Tuesday, November 12, 2013

Portrait of Desired Behaviours

Description

  • Comprehensive profile of the “new work behaviours” required within specific areas of the organization.  This profile provides a focus for the development of the supporting human resource strategies at a local level, by highlighting the gaps between current work behaviours of employees and those behaviours expected in the future.

Business Value

  • This deliverable provides a clear focal point for discussions, at a project-team and work-group level, regarding management’s expectations of new behaviours, and how they will impact on specific individuals and organisational units. It also helps to clarify the degree of effort that will be required to facilitate lasting behavioural change.
  • The Portrait of Desired Behaviours is one of the critical parameters for developing Performance Support and Recognition strategies (as these strategies need to reinforce the desired behaviours).

Approach

The deliverable needs to be developed in a highly participative fashion as its successful implementation requires a high level of commitment among affected employees.
  1. Review  the proposed process, human resource and technological design solutions.
  2. Develop a workshop format.
  3. Aimed at:
    1. Clarification of the degree of individual and team responsibility for the performance of specific job roles.
    2. Identification of best practices, internally and externally, with respect to the performance of specific job roles. (Refer to Best Practice Comparisons deliverable.)
    3. Specification of critical behaviours per job role, including the expected conditions for their performance (e.g. location; degree of support/autonomy, availability of resources and time parameters).
    4. Identification of which behaviours represent a different way of working from the current reality.
    5. Identification of redundant current behaviours.
    6. Generation of suggestions/ideas for facilitating the development of new behaviours and the “letting go” of redundant behaviours.
  4. Conduct a series of workshops which provide opportunities for free and open discussions of the difficulties of change and how the change process can be facilitated and, potentially accelerated.

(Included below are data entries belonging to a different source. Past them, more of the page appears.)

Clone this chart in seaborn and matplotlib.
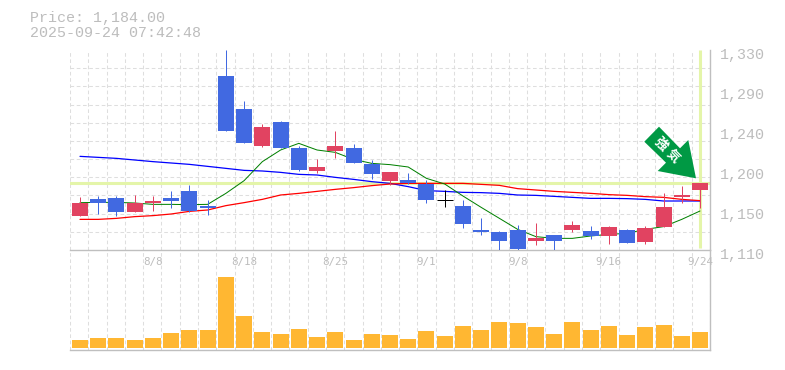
import matplotlib
matplotlib.use("Agg")
import matplotlib.pyplot as plt
from matplotlib.patches import Polygon
from matplotlib.transforms import ScaledTranslation
import numpy as np
import pandas as pd
import seaborn as sns

# --- Data ----------------------------------------------------------------
candle_color = ["r", "b", "b", "r", "r", "b", "b", "b", "b", "b", "r", "b",
                "b", "r", "r", "b", "b", "r", "b", "b", "k", "b", "b", "b",
                "b", "r", "b", "r", "b", "r", "b", "r", "r", "r", "r"]
body_top = [1161.7, 1166.1, 1167.2, 1161.7, 1163.9, 1167.2, 1174.9, 1158.4,
            1301.4, 1265.1, 1245.3, 1250.8, 1222.2, 1201.3, 1224.4, 1222.2,
            1204.6, 1195.8, 1187.0, 1182.6, 1164.6, 1158.4, 1132.0, 1129.8,
            1132.0, 1123.2, 1126.5, 1137.5, 1130.9, 1135.3, 1132.0, 1134.2,
            1157.3, 1170.5, 1184.0]
body_bottom = [1147.4, 1161.7, 1151.8, 1151.8, 1161.7, 1163.9, 1152.9, 1156.2,
               1240.9, 1227.7, 1224.4, 1222.2, 1198.0, 1196.9, 1218.9, 1205.7,
               1193.6, 1185.9, 1183.7, 1165.0, 1164.6, 1138.6, 1129.8, 1119.9,
               1111.1, 1119.9, 1119.9, 1132.0, 1125.4, 1125.4, 1117.7, 1118.8,
               1135.3, 1168.3, 1176.0]
wick_high = [1168.3, 1169.4, 1169.4, 1170.5, 1169.4, 1174.9, 1181.5, 1165.0,
             1330.0, 1273.9, 1248.6, 1251.9, 1224.4, 1210.1, 1240.9, 1226.6,
             1209.0, 1195.8, 1194.7, 1187.0, 1176.0, 1165.0, 1145.2, 1130.9,
             1137.5, 1139.7, 1126.5, 1141.9, 1136.4, 1136.4, 1133.1, 1136.4,
             1172.7, 1180.4, 1184.0]
wick_low = [1147.4, 1149.6, 1147.4, 1151.8, 1152.9, 1156.2, 1151.8, 1148.5,
            1240.9, 1227.7, 1223.3, 1222.2, 1196.9, 1194.7, 1211.2, 1205.7,
            1188.1, 1181.5, 1182.6, 1161.7, 1157.3, 1134.2, 1126.5, 1110.0,
            1110.0, 1115.5, 1110.0, 1129.8, 1122.1, 1116.6, 1117.7, 1116.6,
            1135.3, 1161.7, 1156.2]
ma_green = [1162.1, 1162.4, 1162.4, 1161.7, 1160.2, 1160.2, 1159.9, 1160.2,
            1172.3, 1186.3, 1207.2, 1220.0, 1227.3, 1220.0, 1217.4, 1209.7,
            1205.3, 1203.9, 1201.3, 1188.8, 1182.6, 1169.4, 1156.9, 1144.8,
            1132.7, 1124.7, 1122.8, 1122.8, 1125.4, 1127.2, 1128.3, 1132.7,
            1135.7, 1143.7, 1152.9]
ma_blue = [1213.0, 1211.9, 1210.8, 1209.0, 1207.2, 1205.7, 1204.2, 1202.0,
           1199.8, 1197.6, 1196.9, 1195.4, 1193.2, 1192.5, 1189.9, 1187.7,
           1185.2, 1183.3, 1179.7, 1175.3, 1174.5, 1173.4, 1173.1, 1172.3,
           1170.5, 1170.1, 1169.0, 1167.9, 1166.8, 1166.8, 1166.5, 1165.7,
           1163.9, 1163.9, 1163.9]
ma_red = [1143.7, 1143.7, 1144.8, 1146.7, 1147.8, 1149.6, 1152.5, 1154.0,
          1158.8, 1162.1, 1165.7, 1170.5, 1172.3, 1174.5, 1176.7, 1178.6,
          1180.8, 1182.6, 1183.3, 1183.3, 1183.3, 1183.3, 1182.2, 1181.1,
          1177.5, 1176.0, 1174.5, 1173.4, 1172.3, 1170.9, 1170.1, 1168.7,
          1167.9, 1165.7, 1164.3]
volume = [8, 10, 10, 8, 10, 15, 18, 18, 71, 32, 16, 14, 19, 11, 16, 8, 14, 13,
          9, 17, 12, 22, 18, 26, 25, 21, 14, 26, 18, 22, 13, 21, 23, 12, 16]
date_ticks = [4, 9, 14, 19, 24, 29, 34]
date_labels = ["8/8", "8/18", "8/25", "9/1", "9/8", "9/16", "9/24"]
price_ticks = [1330, 1286, 1242, 1198, 1154, 1110]
price_labels = ["1,330", "1,290", "1,240", "1,200", "1,150", "1,110"]
last_price = 1184.0

BODY_COLORS = {"r": "#E14361", "b": "#4169E1", "k": "#000000"}
GRID = "#DEDEDE"
TEXT = "#BDBDBD"
HIGHLIGHT = "#E4F5A9"
WIDTH = 0.877
X_MIN, X_MAX = -0.548, 34.548

sns.set_theme(style="white")
plt.rcParams["font.family"] = ["Liberation Mono", "Noto Sans CJK JP", "DejaVu Sans"]

W, H = 785, 370
fig = plt.figure(figsize=(W / 100, H / 100), dpi=100, facecolor="white")
ax_vol = fig.add_axes([70 / W, 1 - 350 / H, 640 / W, 100 / H])
ax = fig.add_axes([70 / W, 1 - 250 / H, 640 / W, 200 / H])
ax.patch.set_visible(False)

df = pd.DataFrame({"pos": np.arange(len(volume)), "volume": volume,
                   "green": ma_green, "blue": ma_blue, "red": ma_red})

# --- Volume panel ---------------------------------------------------------
sns.barplot(data=df, x="pos", y="volume", color="#FFB732", saturation=1,
            width=WIDTH, ax=ax_vol, zorder=3, linewidth=0)
ax_vol.set_xlim(X_MIN, X_MAX)
ax_vol.set_ylim(-2, 98)

# --- Price panel ----------------------------------------------------------
ax.axhline(last_price, color=HIGHLIGHT, lw=2.2, zorder=1)
ax.plot([34.02, 34.02], [1112, 1330], color=HIGHLIGHT, lw=2.2, zorder=1,
        solid_capstyle="butt")

for col, c, lw in [("blue", "#0000FF", 0.9), ("red", "#FF0000", 0.9), ("green", "#008000", 0.72)]:
    sns.lineplot(data=df, x="pos", y=col, color=c, linewidth=lw,
                 errorbar=None, ax=ax, zorder=2)

for i, kind in enumerate(candle_color):
    c = BODY_COLORS[kind]
    ax.vlines(i, wick_low[i], wick_high[i], color=c, lw=0.72, zorder=3)
    if body_top[i] == body_bottom[i]:
        ax.hlines(body_top[i], i - WIDTH / 2, i + WIDTH / 2, color=c, lw=0.72,
                  zorder=3)
    else:
        ax.bar(i, body_top[i] - body_bottom[i], bottom=body_bottom[i],
               width=WIDTH, color=c, zorder=3, linewidth=0)

ax.set_xlim(X_MIN, X_MAX)
ax.set_ylim(1110, 1330)
ax.set_xlabel("")
ax.set_ylabel("")

# Ticks: labels on the majors, dashed grid on the minors
ax.set_xticks(date_ticks, date_labels, family="DejaVu Sans Mono", fontsize=7.8, color=TEXT)
ax.set_yticks(price_ticks, price_labels, fontsize=10.8, color=TEXT)
ax.yaxis.tick_right()
ax.set_yticks(np.arange(1110, 1331, 20), minor=True)
boundaries = np.linspace(X_MIN, X_MAX, 36)
ax.set_xticks(boundaries, minor=True)
ax.tick_params(which="both", length=0)
ax.tick_params(axis="x", which="major", pad=5.0)
ax.tick_params(axis="y", which="major", pad=7.2)
shift = ScaledTranslation(0, -3 / 100, fig.dpi_scale_trans)
for label in ax.get_yticklabels():
    label.set_transform(label.get_transform() + shift)

ax_vol.set_xticks([])
ax_vol.set_xticks(boundaries, minor=True)
ax_vol.set_yticks([])
ax_vol.set_xlabel("")
ax_vol.set_ylabel("")
ax_vol.tick_params(which="both", length=0)

for a in (ax, ax_vol):
    a.set_axisbelow(True)
    a.grid(False)
    a.grid(which="minor", axis="both" if a is ax else "x", color=GRID, lw=0.75,
           ls=(0, (3.5, 2.5)), zorder=0)
    a.spines["top"].set_visible(False)
    a.spines["left"].set_visible(False)
    for s in ("bottom", "right"):
        a.spines[s].set_color("#BFBFBF")
        a.spines[s].set_linewidth(1.0)

# --- Header text ----------------------------------------------------------
fig.text(30 / W, 1 - 18 / H, "Price: 1,184.00", fontsize=10.8, color=TEXT, va="center")
fig.text(30 / W, 1 - 33 / H, "2025-09-24 07:42:48", fontsize=10.8, color=TEXT, va="center")

# --- Green signal arrow (pixel outline of the badge) ------------------------
arrow_px = [(644.3, 141.7), (659, 126.7), (680, 148.3), (688.3, 140),
            (696, 178.3), (657.7, 171), (666, 162.7)]
arrow_fig = [(x / W, 1 - y / H) for x, y in arrow_px]
fig.add_artist(Polygon(arrow_fig, closed=True, transform=fig.transFigure,
                       facecolor="#009944", edgecolor="none", zorder=5))
for txt, (x, y) in [("強", (660.5, 144)), ("気", (673.3, 155.7))]:
    fig.text(x / W, 1 - y / H, txt, color="white", fontsize=9.4, weight="bold",
             family=["Noto Sans CJK JP", "DejaVu Sans"], rotation=-45,
             rotation_mode="anchor", ha="center", va="center", zorder=6)

fig.savefig("out.png", dpi=100, facecolor="white")
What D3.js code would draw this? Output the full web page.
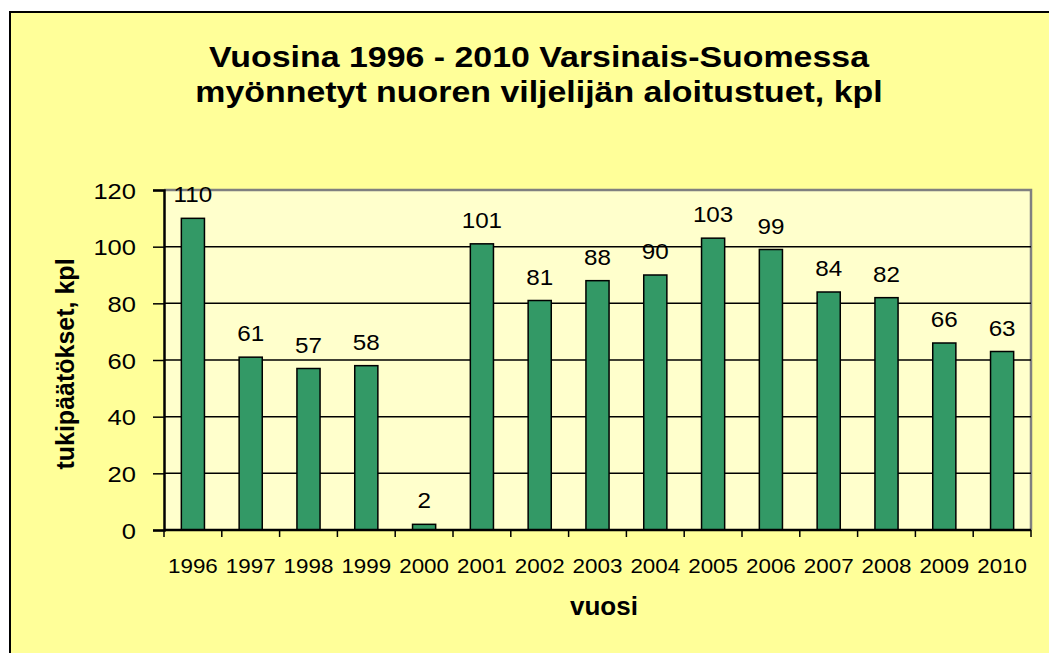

A representative sample of employees should be included in the workshops.
  5. Develop a succinct outline of the findings, specifically focusing on the gaps between current expected behaviour and future expected behaviour. Include recommendations for how the gaps can be effectively closed. For example, use the Portrait of Desired Behaviours as the basis for a local Competency Needs Assessment and the Performance Support and Recognition deliverables, building upon the high-level assessment completed earlier in the BPI initiative.

Guidelines

Problems/Solutions

  • People sometimes become very defensive while working on this deliverable.  Reasons for this include emotional identification with the past/current way of working, lack of ownership of the reasons for change and a concern that they will not be supported in the change process.  Openly discuss these issues.
  • Even though some may feel that this exercise is unwarranted, clearly identify the ramifications of different behaviours, particularly the way they assist or hinder the achievement of Critical Success Factors.    

Tactics/Helpful Hints

  • Include a mix of long-standing employees and newcomers in the process.  This will help inject energy and a diversity of views.
  • Do not treat the past as a problem or past behaviours as necessarily dysfunctional.  Instead, consider them as understandable realities. This takes the sting out of change, and helps people see the future for what it is—a different business reality that requires different ways of behaving.
  • The Behavioural Model provides a useful structure for the development of this deliverable, and for reporting its findings to all levels within the organisation.

Resources/Timing

  • Use people who have experience in behaviour identification and modelling.  Occupational psychologists, “learning-design” professionals and organizational-development specialists frequently have such competencies.